In UK, it has apparently become common practice to separate men and women at some lectures sponsored by Muslim groups. In November, the representative body of Universities [UUK] met with widespread opposition when it issued guidance endorsing gender segregation; it was forced to withdraw its guidance after intervention by Prime Minister David Cameron, who stated that gender segregation should not be enforced on audiences; he added, however, that such an opinion did not apply to worship services.
The UUK recently withdrew its guidance but left open the issue of voluntary segregation. A legal notice issued later, on behalf of a female student in the UK, stated that "gender segregation reinforces negative views specifically about women, undermines their right to participate in public life on equal terms with men and disproportionately impedes women from ethnic and religious minorities, whose rights to education and gender equality are already imperilled."
A poll taken by some media outlets shows that 70% of Canadians support Professor Grayson's decision and would like York University to take back its decision to segregate the classroom -- apparently out fear that if it does not, the precedent might be set for other, possibly unreasonable, accommodation. As Professor Grayson noted in his first response, "Can I assume that a similar logic would apply if the group with which he did not want to interact was comprised of Blacks, Moslems [or] homosexuals?"
He added that segregated classrooms could eventually require York to agree to segregated seating, segregated tutorials and even gender-specific instructors.
Grayson says that decision about this particular case will affect the future of gender equality at universities. If permission for gender segregation is upheld, it will open a Pandora's box for those who will undoubtedly come forward to ask for all sorts of other concessions.
Requests for religious accommodation are, however, already common in many Canadian schools. In October last year, some schools in Ontario said students should not dress up in Hallowe'en costumes because, according to the Niagara School Board, "some families don't participate in Hallowe'en, or can't afford costumes, and are excluded."

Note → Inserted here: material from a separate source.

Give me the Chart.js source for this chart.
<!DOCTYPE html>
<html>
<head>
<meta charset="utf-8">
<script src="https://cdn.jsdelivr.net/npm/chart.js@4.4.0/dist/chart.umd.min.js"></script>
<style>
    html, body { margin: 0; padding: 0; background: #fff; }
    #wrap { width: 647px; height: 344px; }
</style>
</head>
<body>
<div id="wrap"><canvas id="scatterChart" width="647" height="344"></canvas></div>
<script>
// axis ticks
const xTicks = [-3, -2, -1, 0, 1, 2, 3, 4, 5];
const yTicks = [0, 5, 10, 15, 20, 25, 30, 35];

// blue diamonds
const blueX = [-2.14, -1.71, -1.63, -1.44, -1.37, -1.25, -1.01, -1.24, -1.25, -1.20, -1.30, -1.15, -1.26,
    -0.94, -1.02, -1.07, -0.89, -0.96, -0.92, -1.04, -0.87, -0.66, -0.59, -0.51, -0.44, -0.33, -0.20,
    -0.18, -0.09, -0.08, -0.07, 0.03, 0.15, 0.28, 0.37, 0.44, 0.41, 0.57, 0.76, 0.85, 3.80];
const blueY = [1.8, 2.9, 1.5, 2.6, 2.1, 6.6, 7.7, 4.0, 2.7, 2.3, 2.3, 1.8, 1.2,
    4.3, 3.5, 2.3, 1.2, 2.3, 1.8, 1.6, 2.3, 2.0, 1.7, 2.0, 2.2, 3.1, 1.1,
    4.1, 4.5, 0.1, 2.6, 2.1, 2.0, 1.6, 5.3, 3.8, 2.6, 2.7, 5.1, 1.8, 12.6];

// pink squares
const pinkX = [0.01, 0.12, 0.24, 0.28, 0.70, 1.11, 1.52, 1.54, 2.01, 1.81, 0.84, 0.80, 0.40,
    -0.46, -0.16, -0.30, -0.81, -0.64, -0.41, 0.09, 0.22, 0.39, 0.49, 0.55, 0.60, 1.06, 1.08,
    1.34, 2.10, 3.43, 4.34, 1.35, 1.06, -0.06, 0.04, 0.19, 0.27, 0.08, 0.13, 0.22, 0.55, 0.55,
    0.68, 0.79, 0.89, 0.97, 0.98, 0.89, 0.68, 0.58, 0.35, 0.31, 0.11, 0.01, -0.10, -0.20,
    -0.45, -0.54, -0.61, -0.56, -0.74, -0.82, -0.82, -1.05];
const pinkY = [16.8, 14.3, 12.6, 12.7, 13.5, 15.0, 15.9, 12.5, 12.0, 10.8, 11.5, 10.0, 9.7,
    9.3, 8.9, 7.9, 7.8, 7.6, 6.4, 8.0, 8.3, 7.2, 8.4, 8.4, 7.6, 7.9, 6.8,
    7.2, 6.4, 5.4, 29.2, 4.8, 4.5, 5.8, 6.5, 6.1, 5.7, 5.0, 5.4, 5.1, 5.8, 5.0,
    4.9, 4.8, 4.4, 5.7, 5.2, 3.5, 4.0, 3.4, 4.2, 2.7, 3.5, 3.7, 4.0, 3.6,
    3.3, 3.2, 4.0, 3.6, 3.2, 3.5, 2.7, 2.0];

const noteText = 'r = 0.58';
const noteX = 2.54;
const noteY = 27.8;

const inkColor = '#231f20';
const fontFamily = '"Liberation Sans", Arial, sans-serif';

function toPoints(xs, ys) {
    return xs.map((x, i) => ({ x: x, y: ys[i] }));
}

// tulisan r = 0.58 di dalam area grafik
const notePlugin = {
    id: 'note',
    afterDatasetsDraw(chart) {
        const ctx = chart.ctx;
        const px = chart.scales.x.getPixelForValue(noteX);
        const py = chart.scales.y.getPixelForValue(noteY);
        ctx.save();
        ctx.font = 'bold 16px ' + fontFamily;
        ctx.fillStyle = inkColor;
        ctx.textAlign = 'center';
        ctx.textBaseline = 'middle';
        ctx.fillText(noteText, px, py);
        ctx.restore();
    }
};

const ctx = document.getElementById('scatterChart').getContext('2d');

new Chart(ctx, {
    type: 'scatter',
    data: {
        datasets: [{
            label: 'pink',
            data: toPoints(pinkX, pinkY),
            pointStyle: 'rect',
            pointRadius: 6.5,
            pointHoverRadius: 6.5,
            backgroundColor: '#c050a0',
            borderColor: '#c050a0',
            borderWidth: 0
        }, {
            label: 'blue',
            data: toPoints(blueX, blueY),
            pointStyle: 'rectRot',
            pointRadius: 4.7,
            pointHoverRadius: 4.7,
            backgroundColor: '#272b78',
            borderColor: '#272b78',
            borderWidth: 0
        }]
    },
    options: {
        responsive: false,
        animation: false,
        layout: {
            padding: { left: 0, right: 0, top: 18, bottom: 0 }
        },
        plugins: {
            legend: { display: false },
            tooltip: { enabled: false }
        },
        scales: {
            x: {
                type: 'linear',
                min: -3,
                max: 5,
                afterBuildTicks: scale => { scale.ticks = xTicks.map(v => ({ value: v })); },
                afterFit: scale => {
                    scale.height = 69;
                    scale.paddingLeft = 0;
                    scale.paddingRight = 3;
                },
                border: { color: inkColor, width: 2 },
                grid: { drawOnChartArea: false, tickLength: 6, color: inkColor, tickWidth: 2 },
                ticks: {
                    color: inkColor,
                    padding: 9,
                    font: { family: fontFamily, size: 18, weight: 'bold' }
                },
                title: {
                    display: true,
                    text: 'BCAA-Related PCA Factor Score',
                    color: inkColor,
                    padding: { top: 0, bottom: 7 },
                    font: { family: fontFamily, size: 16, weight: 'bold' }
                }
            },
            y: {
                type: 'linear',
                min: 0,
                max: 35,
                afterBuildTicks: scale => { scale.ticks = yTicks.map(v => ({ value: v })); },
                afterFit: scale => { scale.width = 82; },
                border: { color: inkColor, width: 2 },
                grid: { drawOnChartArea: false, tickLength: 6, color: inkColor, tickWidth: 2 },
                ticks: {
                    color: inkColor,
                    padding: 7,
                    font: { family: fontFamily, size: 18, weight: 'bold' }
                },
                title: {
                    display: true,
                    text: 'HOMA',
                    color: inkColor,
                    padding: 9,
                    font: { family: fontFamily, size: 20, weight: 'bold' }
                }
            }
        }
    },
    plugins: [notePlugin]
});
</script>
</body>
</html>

At the Valley Park Middle School in Toronto, where the Lord's Prayer was removed from schools many years ago, the principal allowed 400 Muslim students to pray in the lunchroom, with girls made to stand at the back. Educational institutions typically allow Muslim students to have special assigned rooms for prayer, where, if there is gender segregation, it remains within a specific group of people. Some colleges have built footbaths and special places for ablution. There has been no public dissent. Canadians, however, are now starting to ask how far religious accommodation can go before it becomes an impingement on the freedom of others. Although a nuisance, at least for now, it has apparently been viewed as a harmless one. The problem, as Grayson notes, comes later with: Where does it stop?
This issue is troubling at so many levels. Not even one women's group came out to lobby for women's rights or to remind the nation that a decision to support segregation is a slap in the face of equality.
Reasonable accommodation is good when not imposed from the top down. Reasonable accommodation is the multifaith chapel at Toronto airport with a large section for Muslims; unreasonable accommodation is the Muslim airport employee who insists on a separate room allocated only for him or her.
Reasonable accommodation is including Muslim books in the library; unreasonable accommodation is the demand to eliminate the Three Little Pigs from a traditional story. Reasonable accommodation is celebrating our religious holidays with joy; unreasonable accommodation is criticizing others who wish to say Merry Christmas and celebrate their culture, too.
Many of us who come from theocratic and patriarchal countries are wholly dependent on Canada's liberal, secular values of gender equality to maintain our freedom -- which others are working so tirelessly to curtail.
York University's decision to allow gender segregation suffocates and chokes the very values that make this country, and others like it, the great liberal, secular democracy we came here to seek.